Tema central: Interpretação de textos – Discurso indireto livre

A questão exige identificar, no texto, trechos marcados pelo discurso indireto livre. Esse recurso narrativo mistura a voz do narrador com pensamentos, falas ou sentimentos das personagens, sem necessidade de verbos de elocução (como “disse”, “pensou”, “afirmou”) e sem marcas tipográficas (“—”, aspas, etc.). Conforme Celso Cunha & Lindley Cintra, é a técnica pela qual “as palavras e ideias do personagem se inserem no discurso do narrador, criando uma voz híbrida”.

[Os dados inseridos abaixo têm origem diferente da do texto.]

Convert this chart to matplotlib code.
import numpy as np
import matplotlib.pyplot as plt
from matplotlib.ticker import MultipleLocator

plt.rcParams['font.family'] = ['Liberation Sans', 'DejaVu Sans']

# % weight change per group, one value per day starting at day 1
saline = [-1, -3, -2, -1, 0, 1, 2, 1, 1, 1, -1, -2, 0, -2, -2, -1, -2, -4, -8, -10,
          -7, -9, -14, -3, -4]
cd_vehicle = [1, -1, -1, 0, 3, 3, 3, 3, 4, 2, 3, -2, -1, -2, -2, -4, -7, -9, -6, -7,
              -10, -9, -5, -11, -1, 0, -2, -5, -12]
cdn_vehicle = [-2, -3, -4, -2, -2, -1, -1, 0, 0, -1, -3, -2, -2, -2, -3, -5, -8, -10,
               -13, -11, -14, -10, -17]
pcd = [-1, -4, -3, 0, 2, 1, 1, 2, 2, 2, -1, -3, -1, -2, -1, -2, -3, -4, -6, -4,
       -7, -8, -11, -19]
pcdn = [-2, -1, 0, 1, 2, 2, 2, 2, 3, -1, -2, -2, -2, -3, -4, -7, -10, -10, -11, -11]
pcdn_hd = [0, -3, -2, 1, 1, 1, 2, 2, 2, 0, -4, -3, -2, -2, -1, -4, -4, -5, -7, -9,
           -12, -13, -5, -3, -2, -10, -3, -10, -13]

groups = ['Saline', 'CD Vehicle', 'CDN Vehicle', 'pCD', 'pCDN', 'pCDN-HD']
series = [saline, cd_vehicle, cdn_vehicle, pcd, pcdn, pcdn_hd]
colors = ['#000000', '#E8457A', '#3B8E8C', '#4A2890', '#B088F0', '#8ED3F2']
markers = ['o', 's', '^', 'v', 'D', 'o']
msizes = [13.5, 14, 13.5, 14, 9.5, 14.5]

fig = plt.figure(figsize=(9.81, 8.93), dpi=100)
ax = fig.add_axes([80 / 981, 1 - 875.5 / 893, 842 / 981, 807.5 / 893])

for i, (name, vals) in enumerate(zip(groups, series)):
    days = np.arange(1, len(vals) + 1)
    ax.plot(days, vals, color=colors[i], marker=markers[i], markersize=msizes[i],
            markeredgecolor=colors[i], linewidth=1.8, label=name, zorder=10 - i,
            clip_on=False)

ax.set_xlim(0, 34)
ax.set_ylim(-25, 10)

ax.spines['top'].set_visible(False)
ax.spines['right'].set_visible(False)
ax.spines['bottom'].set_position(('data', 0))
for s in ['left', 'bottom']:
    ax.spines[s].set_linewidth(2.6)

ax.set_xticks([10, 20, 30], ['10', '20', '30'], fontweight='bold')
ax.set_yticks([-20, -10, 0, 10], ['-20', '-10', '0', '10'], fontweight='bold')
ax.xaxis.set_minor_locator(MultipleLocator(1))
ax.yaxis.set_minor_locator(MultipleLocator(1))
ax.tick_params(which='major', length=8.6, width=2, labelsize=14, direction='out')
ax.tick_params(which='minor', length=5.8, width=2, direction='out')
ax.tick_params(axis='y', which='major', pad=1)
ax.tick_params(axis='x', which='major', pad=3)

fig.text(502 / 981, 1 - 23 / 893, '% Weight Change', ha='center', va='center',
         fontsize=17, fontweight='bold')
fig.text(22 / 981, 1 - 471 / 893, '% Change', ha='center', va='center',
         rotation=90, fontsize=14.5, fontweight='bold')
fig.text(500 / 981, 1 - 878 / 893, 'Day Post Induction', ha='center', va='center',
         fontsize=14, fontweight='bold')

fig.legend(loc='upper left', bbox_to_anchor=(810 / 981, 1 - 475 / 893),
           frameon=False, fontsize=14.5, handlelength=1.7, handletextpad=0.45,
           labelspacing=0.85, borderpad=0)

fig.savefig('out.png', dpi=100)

Justificativa para a alternativa correta (C):

A alternativa C apresenta exatamente esse tipo de mistura e intromissão:
“Que paz que nada, ali também a festa rolava solta”; “Pena que o urinol estivesse vazio”; “eles que aproveitassem a vida enquanto era possível”; “Feinha a pobre igreja, mas nem por isso desprezada”.

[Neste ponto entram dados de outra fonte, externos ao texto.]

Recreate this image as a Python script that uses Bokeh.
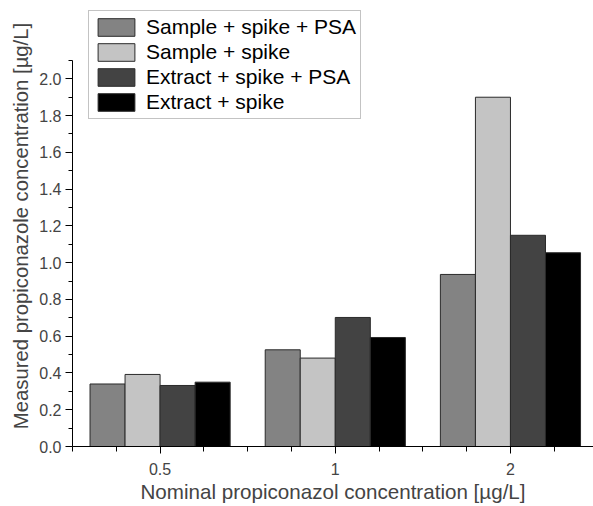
import numpy as np
from bokeh.plotting import figure
from bokeh.models import ColumnDataSource, FixedTicker, Range1d, Legend, LegendItem, NumeralTickFormatter
from bokeh.embed import file_html
from bokeh.resources import INLINE

categories = ["0.5", "1", "2"]
series_names = ["Sample + spike + PSA", "Sample + spike", "Extract + spike + PSA", "Extract + spike"]
sample_spike_psa = [0.34, 0.526, 0.936]
sample_spike = [0.392, 0.481, 1.90]
extract_spike_psa = [0.332, 0.702, 1.149]
extract_spike = [0.35, 0.593, 1.054]
series_values = [sample_spike_psa, sample_spike, extract_spike_psa, extract_spike]
colors = ["#838383", "#c4c4c4", "#434343", "#000000"]

y_major = [0.0, 0.2, 0.4, 0.6, 0.8, 1.0, 1.2, 1.4, 1.6, 1.8, 2.0]
y_minor = [0.1, 0.3, 0.5, 0.7, 0.9, 1.1, 1.3, 1.5, 1.7, 1.9, 2.1]

FONT = "Liberation Sans"

p = figure(width=593, height=506, output_backend="svg", toolbar_location=None,
           x_range=Range1d(-0.5, 2.474), y_range=Range1d(0, 2.399),
           min_border_left=72, min_border_right=0, min_border_top=5, min_border_bottom=60)
p.outline_line_color = None
p.xgrid.visible = False
p.ygrid.visible = False

idx = np.arange(len(categories))
width = 0.2
offsets = [-0.3, -0.1, 0.1, 0.3]
items = []
for name, vals, col, off in zip(series_names, series_values, colors, offsets):
    src = ColumnDataSource(dict(x=idx + off, top=vals))
    r = p.vbar(x="x", top="top", width=width, bottom=0, source=src,
               fill_color=col, line_color="#2a2a2a", line_width=1)
    items.append(LegendItem(label=name, renderers=[r]))

legend = Legend(items=items, location=(16, 327))
legend.label_text_font = FONT
legend.label_text_font_size = "21px"
legend.label_text_color = "#000000"
legend.glyph_width = 46
legend.glyph_height = 22
legend.label_height = 22
legend.spacing = 1
legend.padding = 4
legend.margin = 0
legend.label_standoff = 7
legend.border_line_color = "#888888"
legend.border_line_width = 1
legend.background_fill_alpha = 1
p.add_layout(legend, "center")

# x axis
xa = p.xaxis[0]
xa.ticker = FixedTicker(ticks=list(idx), minor_ticks=[-0.5, -0.25, 0.25, 0.5, 0.75, 1.25, 1.5, 1.75, 2.25])
xa.major_label_overrides = {int(i): c for i, c in zip(idx, categories)}
xa.axis_label = "Nominal propiconazol concentration [µg/L]"
xa.axis_label_text_font = FONT
xa.axis_label_text_font_size = "20.6px"
xa.axis_label_text_font_style = "normal"
xa.axis_label_standoff = 2
xa.major_label_text_font = FONT
xa.major_label_text_font_size = "16px"
xa.major_label_standoff = 9
xa.major_tick_out = 7
xa.major_tick_in = 0
xa.minor_tick_out = 5
xa.minor_tick_in = 0
xa.axis_line_color = "#000000"
xa.major_tick_line_color = "#000000"
xa.minor_tick_line_color = "#000000"

ya = p.yaxis[0]
ya.bounds = (0, 2.1)
ya.ticker = FixedTicker(ticks=y_major, minor_ticks=y_minor)
ya.formatter = NumeralTickFormatter(format="0.0")
ya.axis_label = "Measured propiconazole concentration [µg/L]"
ya.axis_label_text_font = FONT
ya.axis_label_text_font_size = "20.3px"
ya.axis_label_text_font_style = "normal"
ya.axis_label_standoff = 4
ya.major_label_text_font = FONT
ya.major_label_text_font_size = "16px"
ya.major_label_standoff = 4
ya.major_tick_out = 7
ya.major_tick_in = 0
ya.minor_tick_out = 4
ya.minor_tick_in = 0
ya.axis_line_color = "#000000"
ya.major_tick_line_color = "#000000"
ya.minor_tick_line_color = "#000000"

open("out.html", "w").write(file_html(p, INLINE))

Nesses exemplos, as frases refletem tanto o olhar irônico do narrador quanto os sentimentos ou pensamentos das personagens, sem separação explícita. Isso produz um tom de humor crítico e aproxima o leitor do universo narrado. Trechos como “Que paz que nada” e “Pena que o urinol estivesse vazio” demonstram claramente a fusão narrativa típica do discurso indireto livre.

Análise das alternativas incorretas:

A) Traz trechos descritivos ou reflexivos, mas sempre com separação (“ela viu”, “pensou”), caracterizando o discurso indireto, não o indireto livre.

B) Contém apenas narração e descrição, sem fusão entre narrador e personagem ou marcas de intervenções subjetivas.

D) Mesma lógica da alternativa A: presença de “ela pensou que...” fraciona e afasta o efeito do discurso indireto livre.
Além disso, as frases são puramente descritivas, sem tom humorístico/irônico característico do indireto livre.

Dica de estratégia: Questões desse tipo costumam apresentar “pegadinhas” ao misturarem trechos reflexivos (mas com verbos de elocução) e apenas descritivos. Fique atento às falas que soam íntimas, rápidas, às vezes irônicas, sem verbos indicadores!

Conforme Bechara (“Gramática da Língua Portuguesa”), identificar o discurso indireto livre é perceber “falas misturadas fluentemente à voz narrativa”. Exercite essa percepção nos estudos!